Blog entry by Arif Khwaja
In the UK all citizens are entitled to free care at time of need as part of the country's National Health Service (NHS). Introduced in 1945 after the war by a Labour government the NHS ensures that all people receive free healthcare irrespective of their financial status and it has been incredibly popular amongst patients and clinical staff. A cornerstone of the NHS has been the investment in General Practioners (GPs) in primary care. GPs are family doctors responsible for the overall health of their patients and have been in recent years incentivised to take on management of non-communicable chronic diseases such as CKD, Diabetes and hypertension.

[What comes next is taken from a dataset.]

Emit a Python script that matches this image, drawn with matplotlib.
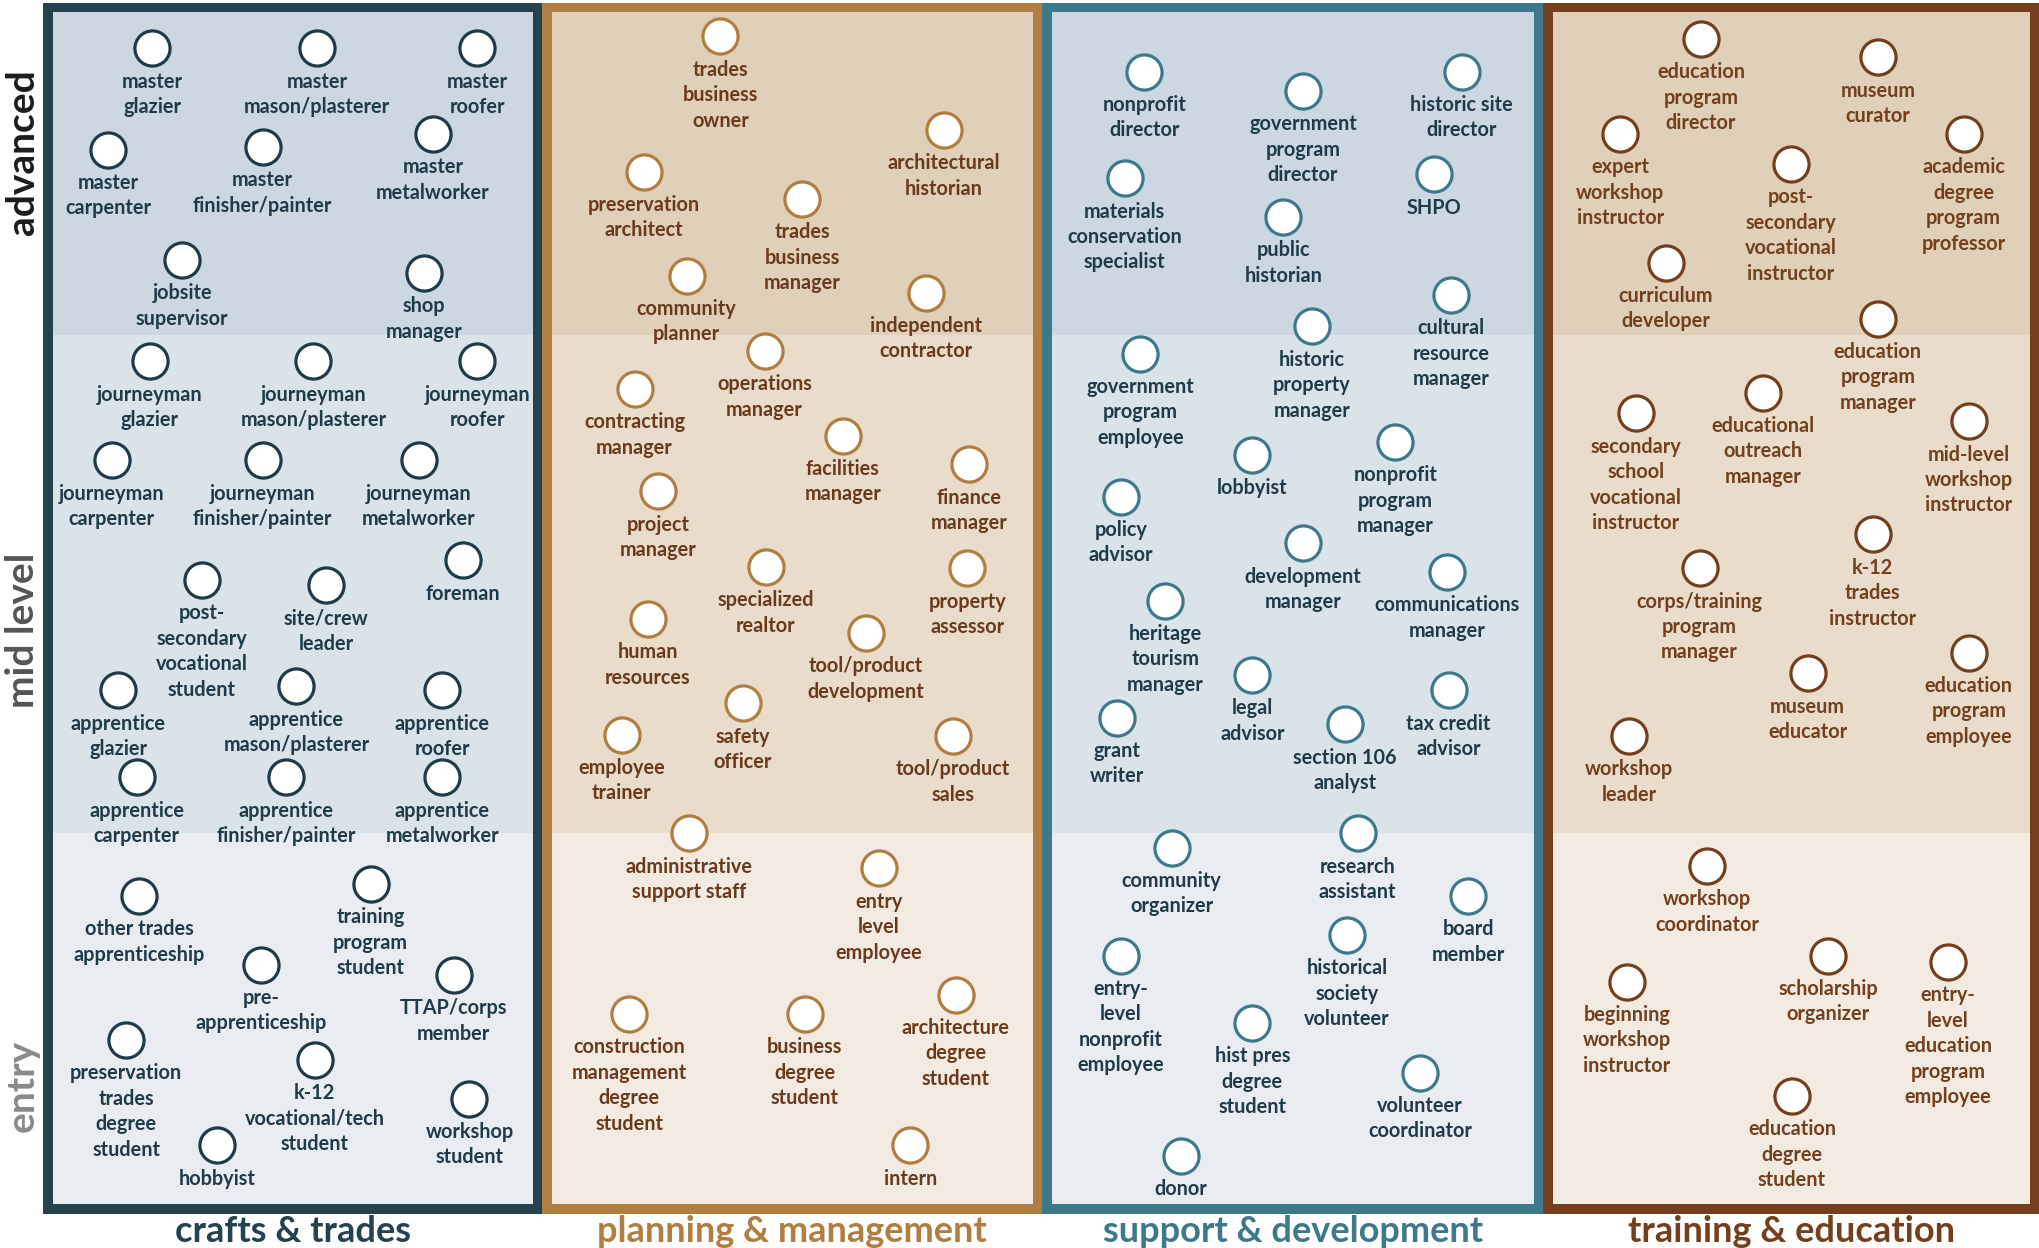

Last week I came across an interesting, if somewhat depressing analysis of healthcare resources in my own city of Sheffield from Dr Parvez Hossain and colleagues. Whilst the number of GPs per head of the population was the same across the city when social deprivation was factored in there were some startling differences - those with non-communicable diseases from socially deprived areas had far fewer GPs. Or to put it another way the number of GPs per head of the population was the same for the most affluent and the most deprived -BUT the poorer you were the more likely you were to have an NCD and so you effectively had access to less healthcare. Reading the paper reminded me of the graph I saw at medical school on the impact of vaccination and antibiotics on the decline of infectious diseases such as TB, cholera and typhoid - the effect of all these interventions was minimal when set against improvements in housing and sanitation. Similarly the battle against NCDs such as diabetes and CKD will require societal and governmental action to have the biggest impact.
The paper highlights what has long been recognised as the inverse care law of healthcare - ie those that that need healthcare the most often have the least access to it - even in systems such as the UK which have a relatively sophisticated and equitable form of healthcare. As individual clinicians we need this kind of data to understand the population we work in so we can try to impact on healthcare at a societal level.